**GIVEN RECORDS:**
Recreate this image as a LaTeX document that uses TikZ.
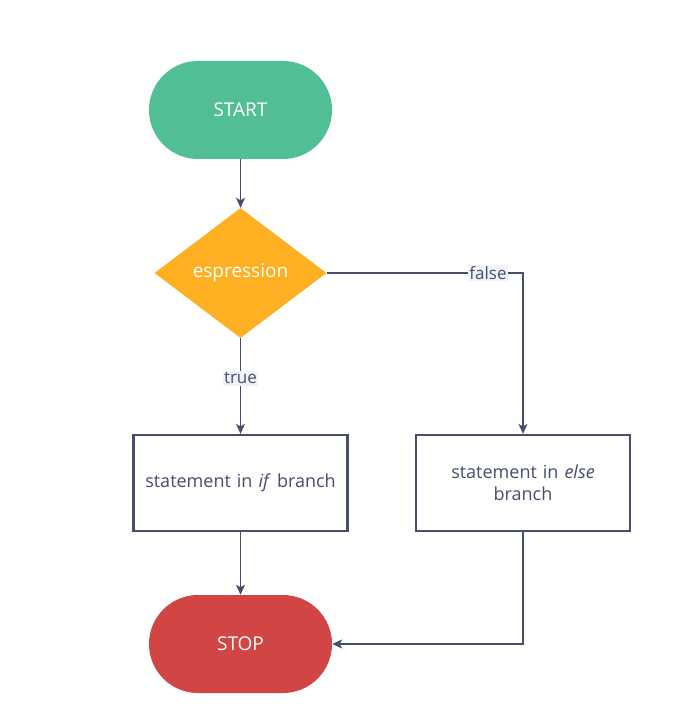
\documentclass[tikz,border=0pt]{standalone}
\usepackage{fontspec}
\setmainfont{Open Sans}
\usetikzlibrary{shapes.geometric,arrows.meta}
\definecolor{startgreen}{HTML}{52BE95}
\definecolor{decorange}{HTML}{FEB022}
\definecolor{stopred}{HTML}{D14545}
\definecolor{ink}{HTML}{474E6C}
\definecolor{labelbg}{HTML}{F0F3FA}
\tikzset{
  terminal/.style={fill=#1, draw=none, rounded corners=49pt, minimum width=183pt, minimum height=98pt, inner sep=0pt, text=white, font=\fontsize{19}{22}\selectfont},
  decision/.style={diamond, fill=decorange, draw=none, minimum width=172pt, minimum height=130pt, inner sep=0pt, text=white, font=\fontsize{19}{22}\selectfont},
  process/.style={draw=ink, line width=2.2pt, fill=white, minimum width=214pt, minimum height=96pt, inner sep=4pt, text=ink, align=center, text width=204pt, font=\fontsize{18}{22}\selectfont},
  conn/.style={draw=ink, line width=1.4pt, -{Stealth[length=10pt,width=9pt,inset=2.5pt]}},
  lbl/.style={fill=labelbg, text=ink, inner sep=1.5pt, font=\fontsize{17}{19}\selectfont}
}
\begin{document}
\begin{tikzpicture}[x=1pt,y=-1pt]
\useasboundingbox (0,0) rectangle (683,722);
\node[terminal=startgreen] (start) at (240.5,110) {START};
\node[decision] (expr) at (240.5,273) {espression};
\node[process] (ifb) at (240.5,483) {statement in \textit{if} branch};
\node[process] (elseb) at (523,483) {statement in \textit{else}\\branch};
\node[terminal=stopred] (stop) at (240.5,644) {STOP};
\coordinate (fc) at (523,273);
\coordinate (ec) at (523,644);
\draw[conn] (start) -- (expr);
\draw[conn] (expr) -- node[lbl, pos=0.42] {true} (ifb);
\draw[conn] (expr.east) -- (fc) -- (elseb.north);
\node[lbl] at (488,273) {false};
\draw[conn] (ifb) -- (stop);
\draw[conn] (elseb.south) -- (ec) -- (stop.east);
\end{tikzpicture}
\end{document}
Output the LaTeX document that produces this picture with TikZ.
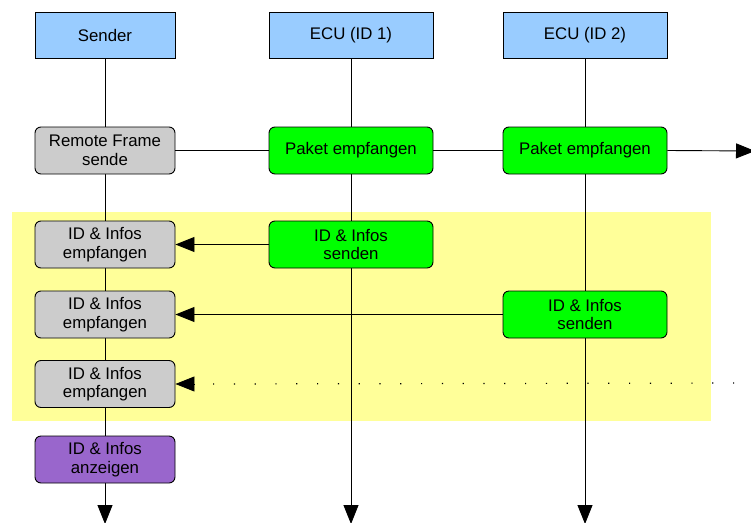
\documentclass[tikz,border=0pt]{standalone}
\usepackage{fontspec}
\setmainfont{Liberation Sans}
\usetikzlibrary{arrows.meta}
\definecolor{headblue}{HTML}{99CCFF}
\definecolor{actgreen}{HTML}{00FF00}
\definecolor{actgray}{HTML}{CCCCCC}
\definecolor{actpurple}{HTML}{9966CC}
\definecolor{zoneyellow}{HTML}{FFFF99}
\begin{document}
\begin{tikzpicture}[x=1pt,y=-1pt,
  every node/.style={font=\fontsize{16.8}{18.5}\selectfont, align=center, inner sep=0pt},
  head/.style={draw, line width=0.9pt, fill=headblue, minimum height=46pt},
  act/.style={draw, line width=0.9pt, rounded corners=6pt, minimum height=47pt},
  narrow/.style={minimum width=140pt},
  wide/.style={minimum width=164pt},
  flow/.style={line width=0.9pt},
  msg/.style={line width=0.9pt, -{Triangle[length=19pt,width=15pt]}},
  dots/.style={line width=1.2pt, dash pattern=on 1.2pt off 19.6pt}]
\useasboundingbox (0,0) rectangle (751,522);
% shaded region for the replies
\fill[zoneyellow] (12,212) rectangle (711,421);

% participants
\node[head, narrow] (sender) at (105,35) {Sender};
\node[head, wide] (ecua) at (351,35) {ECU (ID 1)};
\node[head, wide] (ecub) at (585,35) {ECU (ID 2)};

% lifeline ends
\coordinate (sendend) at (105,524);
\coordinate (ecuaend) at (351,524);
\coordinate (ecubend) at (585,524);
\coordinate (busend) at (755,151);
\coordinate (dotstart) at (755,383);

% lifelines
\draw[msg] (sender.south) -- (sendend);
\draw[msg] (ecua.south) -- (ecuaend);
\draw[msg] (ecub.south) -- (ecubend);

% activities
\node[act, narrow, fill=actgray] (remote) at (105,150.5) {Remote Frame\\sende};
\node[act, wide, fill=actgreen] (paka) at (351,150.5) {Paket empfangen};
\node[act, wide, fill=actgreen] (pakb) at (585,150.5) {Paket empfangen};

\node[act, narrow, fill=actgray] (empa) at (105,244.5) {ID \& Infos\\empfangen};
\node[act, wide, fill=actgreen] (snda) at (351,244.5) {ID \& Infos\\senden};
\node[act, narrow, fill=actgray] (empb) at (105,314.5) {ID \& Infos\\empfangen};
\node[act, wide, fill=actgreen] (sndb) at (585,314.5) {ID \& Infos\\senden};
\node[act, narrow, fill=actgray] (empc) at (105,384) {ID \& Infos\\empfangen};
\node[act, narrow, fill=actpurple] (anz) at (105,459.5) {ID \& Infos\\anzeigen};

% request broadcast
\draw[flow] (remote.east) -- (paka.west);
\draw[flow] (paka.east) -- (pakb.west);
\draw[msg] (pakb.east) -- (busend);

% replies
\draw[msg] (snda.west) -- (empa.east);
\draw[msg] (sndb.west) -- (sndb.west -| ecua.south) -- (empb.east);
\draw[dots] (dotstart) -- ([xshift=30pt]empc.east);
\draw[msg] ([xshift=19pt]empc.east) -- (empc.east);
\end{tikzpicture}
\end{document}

**DIRECTION:**
Set down the material above as is, without any pictures.

**WRITTEN SOLUTION:**
Recreate this image as a LaTeX document that uses TikZ.
\documentclass[tikz,border=0pt]{standalone}
\usepackage{fontspec}
\setmainfont{Open Sans}
\usetikzlibrary{shapes.geometric,arrows.meta}
\definecolor{startgreen}{HTML}{52BE95}
\definecolor{decorange}{HTML}{FEB022}
\definecolor{stopred}{HTML}{D14545}
\definecolor{ink}{HTML}{474E6C}
\definecolor{labelbg}{HTML}{F0F3FA}
\tikzset{
  terminal/.style={fill=#1, draw=none, rounded corners=49pt, minimum width=183pt, minimum height=98pt, inner sep=0pt, text=white, font=\fontsize{19}{22}\selectfont},
  decision/.style={diamond, fill=decorange, draw=none, minimum width=172pt, minimum height=130pt, inner sep=0pt, text=white, font=\fontsize{19}{22}\selectfont},
  process/.style={draw=ink, line width=2.2pt, fill=white, minimum width=214pt, minimum height=96pt, inner sep=4pt, text=ink, align=center, text width=204pt, font=\fontsize{18}{22}\selectfont},
  conn/.style={draw=ink, line width=1.4pt, -{Stealth[length=10pt,width=9pt,inset=2.5pt]}},
  lbl/.style={fill=labelbg, text=ink, inner sep=1.5pt, font=\fontsize{17}{19}\selectfont}
}
\begin{document}
\begin{tikzpicture}[x=1pt,y=-1pt]
\useasboundingbox (0,0) rectangle (683,722);
\node[terminal=startgreen] (start) at (240.5,110) {START};
\node[decision] (expr) at (240.5,273) {espression};
\node[process] (ifb) at (240.5,483) {statement in \textit{if} branch};
\node[process] (elseb) at (523,483) {statement in \textit{else}\\branch};
\node[terminal=stopred] (stop) at (240.5,644) {STOP};
\coordinate (fc) at (523,273);
\coordinate (ec) at (523,644);
\draw[conn] (start) -- (expr);
\draw[conn] (expr) -- node[lbl, pos=0.42] {true} (ifb);
\draw[conn] (expr.east) -- (fc) -- (elseb.north);
\node[lbl] at (488,273) {false};
\draw[conn] (ifb) -- (stop);
\draw[conn] (elseb.south) -- (ec) -- (stop.east);
\end{tikzpicture}
\end{document}
Output the LaTeX document that produces this picture with TikZ.
\documentclass[tikz,border=0pt]{standalone}
\usepackage{fontspec}
\setmainfont{Liberation Sans}
\usetikzlibrary{arrows.meta}
\definecolor{headblue}{HTML}{99CCFF}
\definecolor{actgreen}{HTML}{00FF00}
\definecolor{actgray}{HTML}{CCCCCC}
\definecolor{actpurple}{HTML}{9966CC}
\definecolor{zoneyellow}{HTML}{FFFF99}
\begin{document}
\begin{tikzpicture}[x=1pt,y=-1pt,
  every node/.style={font=\fontsize{16.8}{18.5}\selectfont, align=center, inner sep=0pt},
  head/.style={draw, line width=0.9pt, fill=headblue, minimum height=46pt},
  act/.style={draw, line width=0.9pt, rounded corners=6pt, minimum height=47pt},
  narrow/.style={minimum width=140pt},
  wide/.style={minimum width=164pt},
  flow/.style={line width=0.9pt},
  msg/.style={line width=0.9pt, -{Triangle[length=19pt,width=15pt]}},
  dots/.style={line width=1.2pt, dash pattern=on 1.2pt off 19.6pt}]
\useasboundingbox (0,0) rectangle (751,522);
% shaded region for the replies
\fill[zoneyellow] (12,212) rectangle (711,421);

% participants
\node[head, narrow] (sender) at (105,35) {Sender};
\node[head, wide] (ecua) at (351,35) {ECU (ID 1)};
\node[head, wide] (ecub) at (585,35) {ECU (ID 2)};

% lifeline ends
\coordinate (sendend) at (105,524);
\coordinate (ecuaend) at (351,524);
\coordinate (ecubend) at (585,524);
\coordinate (busend) at (755,151);
\coordinate (dotstart) at (755,383);

% lifelines
\draw[msg] (sender.south) -- (sendend);
\draw[msg] (ecua.south) -- (ecuaend);
\draw[msg] (ecub.south) -- (ecubend);

% activities
\node[act, narrow, fill=actgray] (remote) at (105,150.5) {Remote Frame\\sende};
\node[act, wide, fill=actgreen] (paka) at (351,150.5) {Paket empfangen};
\node[act, wide, fill=actgreen] (pakb) at (585,150.5) {Paket empfangen};

\node[act, narrow, fill=actgray] (empa) at (105,244.5) {ID \& Infos\\empfangen};
\node[act, wide, fill=actgreen] (snda) at (351,244.5) {ID \& Infos\\senden};
\node[act, narrow, fill=actgray] (empb) at (105,314.5) {ID \& Infos\\empfangen};
\node[act, wide, fill=actgreen] (sndb) at (585,314.5) {ID \& Infos\\senden};
\node[act, narrow, fill=actgray] (empc) at (105,384) {ID \& Infos\\empfangen};
\node[act, narrow, fill=actpurple] (anz) at (105,459.5) {ID \& Infos\\anzeigen};

% request broadcast
\draw[flow] (remote.east) -- (paka.west);
\draw[flow] (paka.east) -- (pakb.west);
\draw[msg] (pakb.east) -- (busend);

% replies
\draw[msg] (snda.west) -- (empa.east);
\draw[msg] (sndb.west) -- (sndb.west -| ecua.south) -- (empb.east);
\draw[dots] (dotstart) -- ([xshift=30pt]empc.east);
\draw[msg] ([xshift=19pt]empc.east) -- (empc.east);
\end{tikzpicture}
\end{document}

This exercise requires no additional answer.